Deduplicating Prometheus Blackbox ICMP checks with File Based Service Discovery

In my Prometheus set up, most of my scrape targets come from a file_sd service discovery set up. This poses a challenge of deduplicating ICMP probes from the Blackbox Exporter for hosts with multiple scrape endpoints.

Most of my file_sd targets have a JSON files that looks like this:

[
  {
    "targets": [ "foo.example.com:9100","bar.example.com:9100" ],
    "labels": {
      "env": "prod",
      "job": "node",
      "service": "foobar"
    }
  },
  {
    "targets": [ "foo.example.com:9104" ],
    "labels": {
      "env": "prod",
      "job": "mysql",
      "service": "barfoo"
    }
  }
]

When setting up the Blackbox Exporter in a "standard" way, it uses relabel_configs to take the target's URL (including the port) and put that into the __param_target label.
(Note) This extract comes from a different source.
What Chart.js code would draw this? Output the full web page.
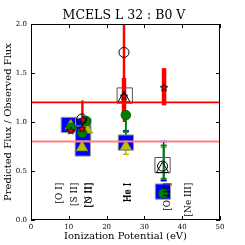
<!DOCTYPE html>
<html>
<head>
<meta charset="utf-8">
<script src="https://cdn.jsdelivr.net/npm/chart.js@4"></script>
<style>
  html, body { margin: 0; padding: 0; background: #fff; }
</style>
</head>
<body>
<canvas id="chart" width="245" height="245"></canvas>
<script>
// values (x = ionization potential in eV, y = predicted / observed)

const openCircleX = [13.4, 24.6, 34.8];
const openCircleY = [1.03, 1.71, 0.55];

const openSquareX = [24.8, 34.8];
const openSquareY = [1.27, 0.56];

const openTriangleX = [24.6, 34.8];
const openTriangleY = [1.24, 0.52];

const starX = [10.5, 13.5, 13.8, 24.6, 35.2];
const starY = [0.91, 0.93, 1.02, 1.26, 1.35];

const greenX = [10.6, 13.5, 14.6, 25.1, 35.0];
const greenY = [0.94, 0.89, 1.01, 1.07, 0.27];

const yellowX = [10.5, 14.8, 13.5, 25.1];
const yellowY = [0.96, 0.92, 0.74, 0.75];

const blueX = [10.0, 13.8, 13.8, 13.7, 25.1, 34.9];
const blueY = [0.97, 0.96, 0.88, 0.73, 0.79, 0.29];

// error bars
const redThickX = [24.6, 35.2];
const redThickLo = [1.05, 1.17];
const redThickHi = [1.45, 1.55];

const redThinX = [24.6, 13.6, 10.5, 13.5];
const redThinLo = [1.00, 1.00, 0.88, 0.90];
const redThinHi = [2.30, 1.22, 0.95, 0.96];

const greenErrX = [25.1, 35.1];
const greenErrLo = [0.90, 0.42];
const greenErrHi = [1.07, 0.76];

const blueErrX = [25.1, 35.1];
const blueErrLo = [0.80, 0.40];
const blueErrHi = [0.91, 0.80];

const yellowErrX = [25.1, 35.1];
const yellowErrLo = [0.67, 0.41];
const yellowErrHi = [0.78, 0.74];

// reference levels
const limitHigh = 1.2;
const limitLow = 0.8;

// line labels
const lineLabels = ['[O I]', '[S II]', '[N II]', '[O II]', 'He I', 'He I', '[O III]', '[Ne III]'];
const lineLabelX = [7.6, 11.6, 15.3, 15.5, 25.5, 25.8, 36.1, 41.7];
const labelTop = 0.38;

const xTicksMax = 50;
const yTicksMax = 2;

// --------------------------------------------------------------

Chart.defaults.font.family = '"DejaVu Serif", serif';
Chart.defaults.color = '#000';

const pts = (xs, ys) => xs.map((x, i) => ({x: x, y: ys[i]}));

function makeStar(r, fill, edge) {
    const c = document.createElement('canvas');
    const s = Math.ceil(r * 2 + 2);
    c.width = s;
    c.height = s;
    const g = c.getContext('2d');
    g.beginPath();
    for (let i = 0; i < 10; i++) {
        const rr = i % 2 ? r * 0.42 : r;
        const a = -Math.PI / 2 + i * Math.PI / 5;
        g.lineTo(s / 2 + rr * Math.cos(a), s / 2 + rr * Math.sin(a));
    }
    g.closePath();
    g.fillStyle = fill;
    g.fill();
    g.lineWidth = 0.8;
    g.strokeStyle = edge;
    g.stroke();
    return c;
}

const errorGroups = [
    {x: yellowErrX, lo: yellowErrLo, hi: yellowErrHi, color: '#bfbf00', width: 1.5, cap: 3},
    {x: blueErrX, lo: blueErrLo, hi: blueErrHi, color: '#0000ff', width: 1.5, cap: 3},
    {x: greenErrX, lo: greenErrLo, hi: greenErrHi, color: '#008000', width: 2, cap: 3},
    {x: redThinX, lo: redThinLo, hi: redThinHi, color: '#ff0000', width: 2.5, cap: 0},
    {x: redThickX, lo: redThickLo, hi: redThickHi, color: '#ff0000', width: 4.5, cap: 0},
];

const matplotlibLook = {
    id: 'matplotlibLook',
    beforeDatasetsDraw(chart) {
        const {ctx, chartArea, scales: {x, y}} = chart;
        ctx.save();
        ctx.beginPath();
        ctx.rect(chartArea.left, chartArea.top, chartArea.width, chartArea.height);
        ctx.clip();
        errorGroups.forEach(g => {
            ctx.strokeStyle = g.color;
            ctx.lineWidth = g.width;
            g.x.forEach((xv, i) => {
                const px = x.getPixelForValue(xv);
                const p1 = y.getPixelForValue(g.lo[i]);
                const p2 = y.getPixelForValue(g.hi[i]);
                ctx.beginPath();
                ctx.moveTo(px, p1);
                ctx.lineTo(px, p2);
                if (g.cap) {
                    ctx.moveTo(px - g.cap, p1);
                    ctx.lineTo(px + g.cap, p1);
                    ctx.moveTo(px - g.cap, p2);
                    ctx.lineTo(px + g.cap, p2);
                }
                ctx.stroke();
            });
        });
        ctx.restore();
    },
    afterDatasetsDraw(chart) {
        const {ctx, chartArea, scales: {x, y}} = chart;
        const {left, right, top, bottom} = chartArea;

        // rotated line names
        ctx.save();
        ctx.font = '9px "DejaVu Serif"';
        ctx.fillStyle = '#000';
        ctx.textAlign = 'right';
        ctx.textBaseline = 'middle';
        lineLabels.forEach((t, i) => {
            ctx.save();
            ctx.translate(x.getPixelForValue(lineLabelX[i]), y.getPixelForValue(labelTop));
            ctx.rotate(-Math.PI / 2);
            ctx.fillText(t, 0, 0);
            ctx.restore();
        });
        ctx.restore();

        // frame and inward ticks on all sides
        ctx.save();
        ctx.strokeStyle = '#000';
        ctx.lineWidth = 1;
        ctx.beginPath();
        x.ticks.forEach(t => {
            const px = Math.round(x.getPixelForValue(t.value)) + 0.5;
            ctx.moveTo(px, bottom);
            ctx.lineTo(px, bottom - 4);
            ctx.moveTo(px, top);
            ctx.lineTo(px, top + 4);
        });
        y.ticks.forEach(t => {
            const py = Math.round(y.getPixelForValue(t.value)) + 0.5;
            ctx.moveTo(left, py);
            ctx.lineTo(left + 4, py);
            ctx.moveTo(right, py);
            ctx.lineTo(right - 4, py);
        });
        ctx.stroke();
        ctx.strokeRect(Math.round(left) + 0.5, Math.round(top) + 0.5,
            Math.round(right - left) - 1, Math.round(bottom - top) - 1);
        ctx.restore();
    }
};

new Chart(document.getElementById('chart').getContext('2d'), {
    type: 'scatter',
    data: {
        datasets: [
            {
                label: 'upper',
                data: [{x: 0, y: limitHigh}, {x: xTicksMax, y: limitHigh}],
                showLine: true,
                borderColor: '#ff0000',
                borderWidth: 1.8,
                pointRadius: 0,
                order: 1
            },
            {
                label: 'lower',
                data: [{x: 0, y: limitLow}, {x: xTicksMax, y: limitLow}],
                showLine: true,
                borderColor: '#ff8080',
                borderWidth: 2,
                pointRadius: 0,
                order: 1
            },
            {
                label: 'open circle',
                data: pts(openCircleX, openCircleY),
                pointStyle: 'circle',
                pointRadius: 5,
                backgroundColor: 'rgba(0,0,0,0)',
                borderColor: '#000',
                borderWidth: 1,
                order: 2
            },
            {
                label: 'open triangle',
                data: pts(openTriangleX, openTriangleY),
                pointStyle: 'triangle',
                pointRadius: 7,
                backgroundColor: 'rgba(0,0,0,0)',
                borderColor: '#000',
                borderWidth: 1,
                order: 3
            },
            {
                label: 'star',
                data: pts(starX, starY),
                pointStyle: makeStar(4, '#ff0000', '#000'),
                order: 4
            },
            {
                label: 'green',
                data: pts(greenX, greenY),
                pointStyle: 'circle',
                pointRadius: 4.8,
                backgroundColor: '#008000',
                borderColor: '#005500',
                borderWidth: 0.8,
                order: 5
            },
            {
                label: 'yellow',
                data: pts(yellowX, yellowY),
                pointStyle: 'triangle',
                pointRadius: 6.5,
                backgroundColor: '#bfbf00',
                borderColor: '#a0a000',
                borderWidth: 0.8,
                order: 6
            },
            {
                label: 'open square',
                data: pts(openSquareX, openSquareY),
                pointStyle: 'rect',
                pointRadius: 10.8,
                backgroundColor: 'rgba(0,0,0,0)',
                borderColor: '#555',
                borderWidth: 1,
                order: 7
            },
            {
                label: 'blue',
                data: pts(blueX, blueY),
                pointStyle: 'rect',
                pointRadius: 10.8,
                backgroundColor: '#0000ff',
                borderColor: '#9a9a9a',
                borderWidth: 1,
                order: 8
            }
        ]
    },
    options: {
        responsive: false,
        animation: false,
        layout: {
            padding: {left: 3, right: 0, top: 0, bottom: 0}
        },
        plugins: {
            legend: {display: false},
            tooltip: {enabled: false},
            title: {
                display: true,
                text: 'MCELS L 32 : B0 V',
                font: {size: 12.5, weight: 'normal'},
                padding: {top: 8.5, bottom: 0.5}
            }
        },
        scales: {
            x: {
                type: 'linear',
                min: 0,
                max: xTicksMax,
                ticks: {stepSize: 10, padding: 3, font: {size: 7}},
                grid: {display: false, drawTicks: false},
                border: {display: false},
                title: {
                    display: true,
                    text: 'Ionization Potential (eV)',
                    font: {size: 10},
                    padding: {top: 0, bottom: 2.5}
                },
                afterFit(s) { s.height = 25; }
            },
            y: {
                type: 'linear',
                min: 0,
                max: yTicksMax,
                ticks: {stepSize: 0.5, padding: 4, font: {size: 7}, callback: v => v.toFixed(1)},
                grid: {display: false, drawTicks: false},
                border: {display: false},
                title: {
                    display: true,
                    text: 'Predicted Flux / Observed Flux',
                    font: {size: 10},
                    padding: {top: -1, bottom: 0}
                },
                afterFit(s) { s.width = 28; }
            },
            yRight: {
                type: 'linear',
                position: 'right',
                min: 0,
                max: yTicksMax,
                ticks: {display: false},
                grid: {display: false, drawTicks: false},
                border: {display: false},
                afterFit(s) { s.width = 25; }
            }
        }
    },
    plugins: [matplotlibLook]
});
</script>
</body>
</html>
For example:

  relabel_configs:
    - source_labels: [__address__]
      target_label: __param_target

This means that foo.example.com would get scraped twice because it has two different __address__ labels (one on port 9100 and one on port 9104).

To prevent this, we can employ the use of regex to remove the port and prevent the creation of multiple ICMP metrics for a single host. Simply update the part of the relabel_configs configuration that sets the __param_target to look like this:

  relabel_configs:
    - source_labels: [__address__]
      regex: (.*?)(:[0-9]+)?
      target_label: __param_target
      replacement: ${1}

This regex will take everything up to the colon (the URL without the port) and save that in a capture group ( ${1} ), which we then use as the __param_target label.

Now you can update your config, reload Prometheus, and you'll see in the Targets page that it's no longer duplicating targets on your ICMP job.